Given data:
——————————

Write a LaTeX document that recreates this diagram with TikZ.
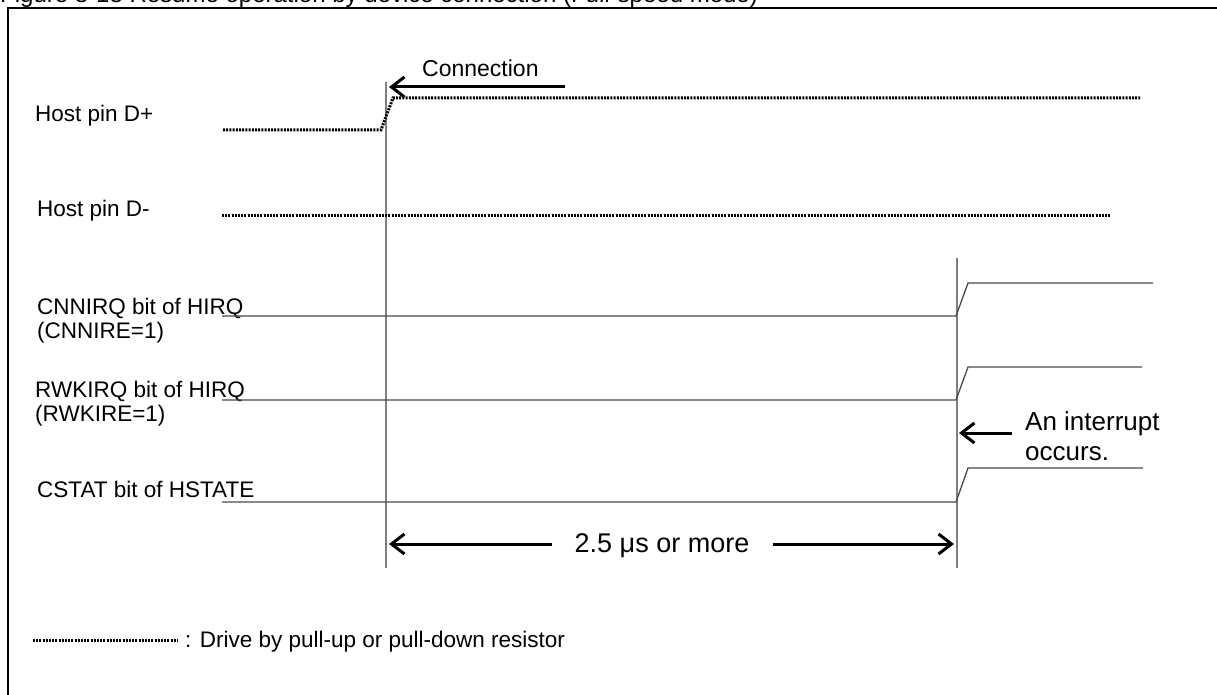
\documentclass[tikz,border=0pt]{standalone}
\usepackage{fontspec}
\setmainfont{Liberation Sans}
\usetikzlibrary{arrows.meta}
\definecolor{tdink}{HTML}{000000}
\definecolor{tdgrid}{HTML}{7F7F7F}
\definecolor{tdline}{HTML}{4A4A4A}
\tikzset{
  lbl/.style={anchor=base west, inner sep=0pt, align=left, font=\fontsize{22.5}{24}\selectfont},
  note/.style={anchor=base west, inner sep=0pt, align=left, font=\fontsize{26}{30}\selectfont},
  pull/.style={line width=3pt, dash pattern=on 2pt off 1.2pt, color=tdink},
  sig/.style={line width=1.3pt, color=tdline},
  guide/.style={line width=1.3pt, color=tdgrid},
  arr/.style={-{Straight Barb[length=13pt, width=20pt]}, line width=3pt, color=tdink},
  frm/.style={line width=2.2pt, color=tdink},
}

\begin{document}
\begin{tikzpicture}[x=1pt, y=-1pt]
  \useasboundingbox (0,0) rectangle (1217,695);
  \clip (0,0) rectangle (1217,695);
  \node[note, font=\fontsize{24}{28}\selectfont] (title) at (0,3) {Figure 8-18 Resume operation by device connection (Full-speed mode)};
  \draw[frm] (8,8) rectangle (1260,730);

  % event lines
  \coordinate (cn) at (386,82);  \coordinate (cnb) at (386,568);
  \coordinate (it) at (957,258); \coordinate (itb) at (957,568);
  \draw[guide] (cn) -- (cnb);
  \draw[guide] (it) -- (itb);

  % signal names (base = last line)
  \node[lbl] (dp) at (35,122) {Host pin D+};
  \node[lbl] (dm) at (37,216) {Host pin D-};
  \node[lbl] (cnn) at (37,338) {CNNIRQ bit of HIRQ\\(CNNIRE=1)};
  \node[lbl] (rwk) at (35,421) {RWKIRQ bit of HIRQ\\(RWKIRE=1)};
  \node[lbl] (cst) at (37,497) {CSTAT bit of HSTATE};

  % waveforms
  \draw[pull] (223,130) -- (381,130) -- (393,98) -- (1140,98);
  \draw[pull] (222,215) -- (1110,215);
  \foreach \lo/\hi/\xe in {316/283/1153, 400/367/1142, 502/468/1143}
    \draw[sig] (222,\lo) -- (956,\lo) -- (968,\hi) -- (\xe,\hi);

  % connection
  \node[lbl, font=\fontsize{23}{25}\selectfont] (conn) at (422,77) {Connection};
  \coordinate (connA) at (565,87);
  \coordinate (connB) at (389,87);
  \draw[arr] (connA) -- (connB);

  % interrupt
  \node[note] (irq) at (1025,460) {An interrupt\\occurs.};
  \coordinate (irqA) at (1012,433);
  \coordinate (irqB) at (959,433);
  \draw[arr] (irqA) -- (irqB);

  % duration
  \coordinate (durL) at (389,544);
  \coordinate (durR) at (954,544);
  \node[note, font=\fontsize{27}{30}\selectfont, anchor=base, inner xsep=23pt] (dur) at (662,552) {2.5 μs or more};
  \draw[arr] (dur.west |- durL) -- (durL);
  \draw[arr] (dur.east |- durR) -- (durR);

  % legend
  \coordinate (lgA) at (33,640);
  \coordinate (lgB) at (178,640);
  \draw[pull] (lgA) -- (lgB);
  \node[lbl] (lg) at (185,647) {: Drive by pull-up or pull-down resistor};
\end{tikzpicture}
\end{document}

——————————

Set the lines above down again, word for word, from the first through the one containing "(8,8) rectangle (1260,730);"; pictures excluded.

Write a LaTeX document that recreates this diagram with TikZ.
\documentclass[tikz,border=0pt]{standalone}
\usepackage{fontspec}
\setmainfont{Liberation Sans}
\usetikzlibrary{arrows.meta}
\definecolor{tdink}{HTML}{000000}
\definecolor{tdgrid}{HTML}{7F7F7F}
\definecolor{tdline}{HTML}{4A4A4A}
\tikzset{
  lbl/.style={anchor=base west, inner sep=0pt, align=left, font=\fontsize{22.5}{24}\selectfont},
  note/.style={anchor=base west, inner sep=0pt, align=left, font=\fontsize{26}{30}\selectfont},
  pull/.style={line width=3pt, dash pattern=on 2pt off 1.2pt, color=tdink},
  sig/.style={line width=1.3pt, color=tdline},
  guide/.style={line width=1.3pt, color=tdgrid},
  arr/.style={-{Straight Barb[length=13pt, width=20pt]}, line width=3pt, color=tdink},
  frm/.style={line width=2.2pt, color=tdink},
}

\begin{document}
\begin{tikzpicture}[x=1pt, y=-1pt]
  \useasboundingbox (0,0) rectangle (1217,695);
  \clip (0,0) rectangle (1217,695);
  \node[note, font=\fontsize{24}{28}\selectfont] (title) at (0,3) {Figure 8-18 Resume operation by device connection (Full-speed mode)};
  \draw[frm] (8,8) rectangle (1260,730);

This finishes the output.